During the brief hearing last week, Faganpropped shoeless feet on a wrought-iron rail at the front of the prisoner's dock, laughed and waved to his wife Christine and mother Ivy. When his solicitor, Maurice Nadeem, questioned whether Fagan could still pose a threat to the Queen after this week's security improvements, the prisoner bristled. "I told you not to fetch her name up," Fagan said, glaring. "I would rather plead guilty than have her name dragged into this."
"I don't want him asking for bail," Fagan persisted. "I'd rather go back to the cells." Detective Chief Superintendent Trevor Lloyd-Hughes agreed, warning that Fagan might skip trial, commit other crimes or hurt himself. "His present state of mind is such that his movements and actions are totally unpredictable," the policeman said. "He has serious personal problems and has suicidal tendencies. He has twice tried to slash his wrists, and the marks are still to be seen."
Pagan's suicidal bent, according to Scotland Yard, was what led him to appear at the Queen's bedside with a piece of broken ashtray in hand, dripping blood on the bedclothes from a cut thumb. Metropolitan Police Assistant Commissioner John Dellow, who carried out the investigation, reported that Pagan's movements had been more extensive than earlier accounts had indicated. Fagan got inside, Dellow said, by climbing a railing near the gates to the Ambassadors' entrance at 6:45 a.m. He was spotted by a policeman, but in the first breakdown of communications, the police control room let the warning slip.
Through an unlocked ground floor window, Faganclimbed into the Stamp Room, where the extensive royal stamp collection is displayed. That set off an alarm, but it was ignored. Fagan went back out the same window, shinnied up a drainpipe, removed his sandals and socks, and climbed to another window, which had just been unlocked by a maid. For the next 15 min. or so, reported Dellow, "he moved through the corridors of the palace unchallenged. One member of the palace domestic staff remembers seeing him, but his behavior was not sufficiently suspicious to cause her to raise the alarm." He also slipped through warning devices that had been improperly adjusted and finally, Fagan told police, he found the private apartments by "following the pictures" along the gallery that connects to the Queen's quarters.
Suicide suddenly occurred to him when he spotted the ashtray. He smashed it and, at 7:15 a.m., entered the royal bedroom carrying a shard. The policeman stationed outside the door had gone off duty at 6 a.m. The footman who relieved him, by custom, was walking the Queen's corgis. Her maid was working near by but with doors closed so as not to disturb the sleeping monarch.

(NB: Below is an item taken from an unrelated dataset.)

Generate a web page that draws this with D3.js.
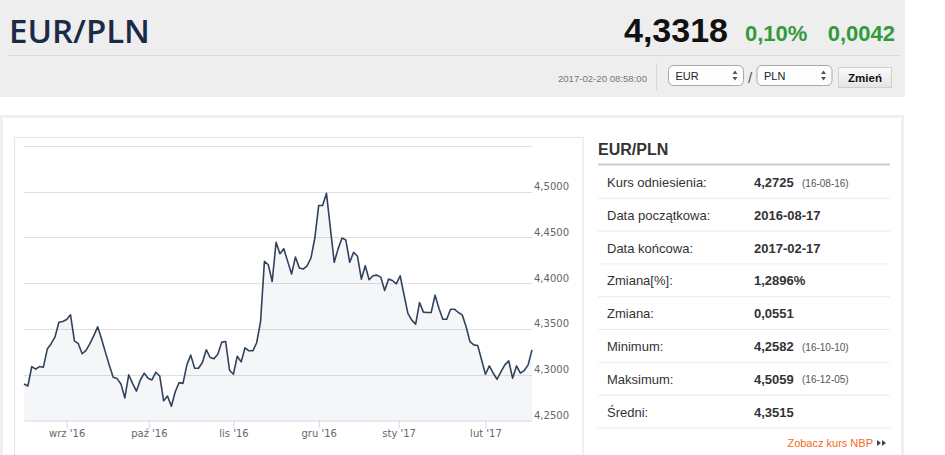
<!DOCTYPE html>
<html lang="pl">

<head>
    <meta charset="UTF-8">
    <title>EUR/PLN</title>
    <script src="https://d3js.org/d3.v7.min.js"></script>
    <style>
        body {
            margin: 0;
            background: #fff;
            overflow: hidden;
        }

        .axis-label {
            font-family: "DejaVu Sans", Verdana, sans-serif;
            font-size: 10px;
            fill: #666;
        }

        .info text {
            font-family: "Liberation Sans", Arial, sans-serif;
            font-size: 13px;
            fill: #333;
        }
    </style>
</head>

<body>
    <svg id="page"></svg>
</body>
<script>
    // daily EUR/PLN rates, 2016-08-17 .. 2017-02-17
    const rates = [
        4.2897, 4.2875, 4.3088, 4.3059, 4.3088, 4.3081, 4.3279, 4.3338, 4.3412, 4.3573,
        4.3581, 4.3603, 4.3654, 4.3368, 4.3338, 4.3228, 4.3265, 4.3338, 4.3426, 4.3522,
        4.3390, 4.3243, 4.3103, 4.2971, 4.2956, 4.2897, 4.2745, 4.2998, 4.2904, 4.2820,
        4.2941, 4.3015, 4.2960, 4.2941, 4.3026, 4.2985, 4.2713, 4.2765, 4.2654, 4.2812,
        4.2912, 4.2904, 4.3107, 4.3213, 4.3070, 4.3070, 4.3132, 4.3272, 4.3187, 4.3173,
        4.3224, 4.3355, 4.3362, 4.3048, 4.3004, 4.3201, 4.3139, 4.3293, 4.3260, 4.3260,
        4.3348, 4.3579, 4.4238, 4.4201, 4.4018, 4.4447, 4.4322, 4.4377, 4.4238, 4.4099,
        4.4286, 4.4165, 4.4154, 4.4190, 4.4275, 4.4494, 4.4850, 4.4850, 4.4982, 4.4604,
        4.4228, 4.4375, 4.4493, 4.4471, 4.4228, 4.4338, 4.4294, 4.4044, 4.4191, 4.4037,
        4.4081, 4.4088, 4.4066, 4.3919, 4.4044, 4.4029, 4.3993, 4.4081, 4.3871, 4.3669,
        4.3596, 4.3552, 4.3788, 4.3683, 4.3679, 4.3679, 4.3869, 4.3726, 4.3606, 4.3606,
        4.3715, 4.3715, 4.3679, 4.3653, 4.3526, 4.3361, 4.3325, 4.3318, 4.3161, 4.3004,
        4.3095, 4.3015, 4.2949, 4.3033, 4.3106, 4.3150, 4.2960, 4.3095, 4.3015, 4.3044,
        4.3106, 4.3270
    ];

    // month ticks, given as position in the series (ordinal axis)
    const tickPos = [11, 32.2, 54, 76, 96.6, 119];
    const tickLabels = ["wrz '16", "paź '16", "lis '16", "gru '16", "sty '17", "lut '17"];

    const pair = "EUR/PLN";
    const lastRate = "4,3318";
    const changePct = "0,10%";
    const changeAbs = "0,0042";
    const quoteTime = "2017-02-20 08:58:00";

    const infoLabels = ["Kurs odniesienia:", "Data początkowa:", "Data końcowa:", "Zmiana[%]:",
        "Zmiana:", "Minimum:", "Maksimum:", "Średni:"];
    const infoValues = ["4,2725", "2016-08-17", "2017-02-17", "1,2896%", "0,0551", "4,2582", "4,5059", "4,3515"];
    const infoDates = ["(16-08-16)", "", "", "", "", "(16-10-10)", "(16-12-05)", ""];

    const svg = d3.select("#page")
        .attr("width", 945)
        .attr("height", 455);

    const fmt = v => d3.format(".4f")(v).replace(".", ",");

    function createHeader() {
        const g = svg.append("g");

        g.append("rect")
            .attr("x", 0).attr("y", 0)
            .attr("width", 905).attr("height", 97)
            .attr("fill", "#eeeeee");

        g.append("line")
            .attr("x1", 9).attr("x2", 900)
            .attr("y1", 55.5).attr("y2", 55.5)
            .attr("stroke", "#d9d9d9");

        g.append("text")
            .attr("x", 9).attr("y", 43)
            .style("font-family", "'Open Sans', sans-serif")
            .style("font-weight", 600)
            .style("font-size", "33px")
            .attr("fill", "#1b2a47")
            .text(pair);

        g.append("text")
            .attr("x", 728).attr("y", 42)
            .attr("text-anchor", "end")
            .style("font-family", "'Liberation Sans', Arial, sans-serif")
            .style("font-weight", "bold")
            .style("font-size", "34px")
            .attr("fill", "#111")
            .text(lastRate);

        g.append("text")
            .attr("x", 745).attr("y", 41)
            .style("font-family", "'Liberation Sans', Arial, sans-serif")
            .style("font-weight", "bold")
            .style("font-size", "22px")
            .attr("fill", "#33993a")
            .text(changePct);

        g.append("text")
            .attr("x", 895).attr("y", 41)
            .attr("text-anchor", "end")
            .style("font-family", "'Liberation Sans', Arial, sans-serif")
            .style("font-weight", "bold")
            .style("font-size", "22px")
            .attr("fill", "#33993a")
            .text(changeAbs);

        // timestamp and currency pickers
        g.append("text")
            .attr("x", 647).attr("y", 82)
            .attr("text-anchor", "end")
            .style("font-family", "'Liberation Sans', Arial, sans-serif")
            .style("font-size", "9.6px")
            .attr("fill", "#777")
            .text(quoteTime);

        g.append("line")
            .attr("x1", 656.5).attr("x2", 656.5)
            .attr("y1", 63).attr("y2", 90)
            .attr("stroke", "#d6d6d6");

        const selects = [{ x: 668.5, label: "EUR" }, { x: 757, label: "PLN" }];
        selects.forEach(s => {
            g.append("rect")
                .attr("x", s.x).attr("y", 65.5)
                .attr("width", 75).attr("height", 20)
                .attr("rx", 5)
                .attr("fill", "#fdfdfd")
                .attr("stroke", "#a9a9a9");
            g.append("text")
                .attr("x", s.x + 7).attr("y", 80)
                .style("font-family", "'Liberation Sans', Arial, sans-serif")
                .style("font-size", "11px")
                .attr("fill", "#222")
                .text(s.label);
            const ax = s.x + 66.5;
            g.append("path")
                .attr("d", `M${ax - 2.5},74 L${ax},70.5 L${ax + 2.5},74 Z M${ax - 2.5},77 L${ax},80.5 L${ax + 2.5},77 Z`)
                .attr("fill", "#555");
        });

        g.append("text")
            .attr("x", 748).attr("y", 83)
            .style("font-family", "'Liberation Sans', Arial, sans-serif")
            .style("font-size", "15px")
            .attr("fill", "#555")
            .text("/");

        const grad = svg.append("defs").append("linearGradient")
            .attr("id", "btn").attr("x1", 0).attr("x2", 0).attr("y1", 0).attr("y2", 1);
        grad.append("stop").attr("offset", 0).attr("stop-color", "#fbfbfb");
        grad.append("stop").attr("offset", 1).attr("stop-color", "#e4e4e4");

        g.append("rect")
            .attr("x", 838.5).attr("y", 67.5)
            .attr("width", 53).attr("height", 20)
            .attr("fill", "url(#btn)")
            .attr("stroke", "#cfcfcf");
        g.append("text")
            .attr("x", 865).attr("y", 82)
            .attr("text-anchor", "middle")
            .style("font-family", "'Liberation Sans', Arial, sans-serif")
            .style("font-weight", "bold")
            .style("font-size", "11.5px")
            .attr("fill", "#111")
            .text("Zmień");
    }

    function createChart() {
        // card and chart frame
        svg.append("rect")
            .attr("x", 1.5).attr("y", 116.5)
            .attr("width", 901).attr("height", 400)
            .attr("fill", "#fff")
            .attr("stroke", "#efefef")
            .attr("stroke-width", 3);

        svg.append("rect")
            .attr("x", 14.5).attr("y", 137.5)
            .attr("width", 568.5).attr("height", 400)
            .attr("fill", "#fff")
            .attr("stroke", "#e6e6e6")
            .attr("stroke-width", 1.2);

        const x = d3.scaleLinear()
            .domain([0, rates.length - 1])
            .range([24, 532]);

        const y = d3.scaleLinear()
            .domain([4.25, 4.55])
            .range([420.3, 146]);

        const yTicks = y.ticks(6);

        // grid lines
        svg.append("g")
            .selectAll("line")
            .data(yTicks.filter(d => d > 4.25))
            .enter().append("line")
            .attr("x1", 24).attr("x2", 532)
            .attr("y1", d => Math.round(y(d)) + 0.5)
            .attr("y2", d => Math.round(y(d)) + 0.5)
            .attr("stroke", "#e0e0e0");

        // area + line
        const area = d3.area()
            .x((d, i) => x(i))
            .y0(y(4.25))
            .y1(d => y(d));

        const line = d3.line()
            .x((d, i) => x(i))
            .y(d => y(d));

        svg.append("path")
            .datum(rates)
            .attr("d", area)
            .attr("fill", "#34476a")
            .attr("fill-opacity", 0.05);

        svg.append("path")
            .datum(rates)
            .attr("d", line)
            .attr("fill", "none")
            .attr("stroke", "#31425c")
            .attr("stroke-width", 1.6)
            .attr("stroke-linejoin", "round");

        // x axis
        const xAxis = d3.axisBottom(x)
            .tickValues(tickPos)
            .tickFormat((d, i) => tickLabels[i])
            .tickSizeInner(8)
            .tickSizeOuter(0)
            .tickPadding(2);

        const gx = svg.append("g")
            .attr("transform", "translate(0," + (Math.round(y(4.25)) + 0.5) + ")")
            .call(xAxis);
        gx.select(".domain").attr("stroke", "#ccd6eb");
        gx.selectAll(".tick line").attr("stroke", "#ccd6eb");
        gx.selectAll(".tick text")
            .attr("class", "axis-label")
            .attr("dy", "0.71em")
            .attr("y", 9)
            .attr("font-family", null)
            .attr("font-size", null);

        // y labels on the right, sitting just above each grid line
        const yAxis = d3.axisRight(y)
            .tickValues(yTicks.filter(d => d < 4.549))
            .tickFormat(fmt)
            .tickSize(0)
            .tickPadding(2);

        const gy = svg.append("g")
            .attr("transform", "translate(532,0)")
            .call(yAxis);
        gy.select(".domain").remove();
        gy.selectAll(".tick text")
            .attr("class", "axis-label")
            .attr("dy", "-0.2em")
            .attr("font-family", null)
            .attr("font-size", null);
    }

    function createInfo() {
        const g = svg.append("g").attr("class", "info");

        g.append("text")
            .attr("x", 598).attr("y", 155)
            .style("font-weight", "bold")
            .style("font-size", "16px")
            .text(pair);

        g.append("line")
            .attr("x1", 598).attr("x2", 890)
            .attr("y1", 164.5).attr("y2", 164.5)
            .attr("stroke", "#cccccc")
            .attr("stroke-width", 2);

        const rowH = 32.8, top = 166;
        const rows = g.selectAll(".row")
            .data(infoLabels)
            .enter().append("g")
            .attr("class", "row")
            .attr("transform", (d, i) => "translate(0," + (top + i * rowH) + ")");

        rows.append("line")
            .attr("x1", 598).attr("x2", 890)
            .attr("y1", rowH - 0.5).attr("y2", rowH - 0.5)
            .attr("stroke", "#ebebeb");

        rows.append("text")
            .attr("x", 607).attr("y", 21)
            .attr("fill", "#3a3a3a")
            .text(d => d);

        rows.append("text")
            .attr("x", 754).attr("y", 21)
            .style("font-weight", "bold")
            .text((d, i) => infoValues[i]);

        rows.append("text")
            .attr("x", 802).attr("y", 20.5)
            .style("font-size", "10px")
            .style("fill", "#555")
            .text((d, i) => infoDates[i]);

        g.append("text")
            .attr("x", 873).attr("y", 447)
            .attr("text-anchor", "end")
            .style("font-size", "11px")
            .style("fill", "#f26a21")
            .text("Zobacz kurs NBP");

        g.append("path")
            .attr("d", "M877,440 L881,443 L877,446 Z M882,440 L886,443 L882,446 Z")
            .attr("fill", "#444");
    }

    createHeader();
    createChart();
    createInfo();
</script>

</html>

Thus, when Queen Elizabeth awoke, saw Fagan and pressed the button to an alarm bell outside her door, no one heard it. A telephone call to the palace operator for help was forwarded to the police, but none was forthcoming; six minutes later, she called again. She and the maid, who had come into the bedroom, led Fagan into a pantry in search of cigarettes. Returning with the corgis, the footman kept him there smoking until police, as a result of the second call, finally appeared.
Dellow's findings and Home Secretary William Whitelaw's report on it to the Commons last week were harshly critical of palace security. Since the murder in 1979 of Earl Mountbatten, the Queen's cousin, by Irish terrorists, $3.5 million has been spent on electronic beams, microwave barrier fences, closed-circuit TV, remote-controlled locks, reinforced doors and other security measures at Buckingham Palace. Yet Fagan was able to move about at will. The worst failings, however, were human ones. "If police officers had been alert and competent," said Dellow's report sharply, "Fagan would have been apprehended well before he got close to the private apartments." Whitelaw called the failure "appalling."
One reason for the failure, perhaps, was that police duties were split. The local district covered the palace, while a royal squad guarded the Queen. The two details were combined into one last week under Deputy Assistant Commissioner Colin Smith, 41, who scarcely two months ago came to London from a provincial force. Last week, too, the commander of the local district resigned, his highest-ranking subordinate at the palace was transferred, and four other officers face possible disciplinary action. In a way, Fagan could take credit for one thing: his visit presumably tightened security before someone with more sinister motives might attempt to make the same trip. --By Spencer Davidson.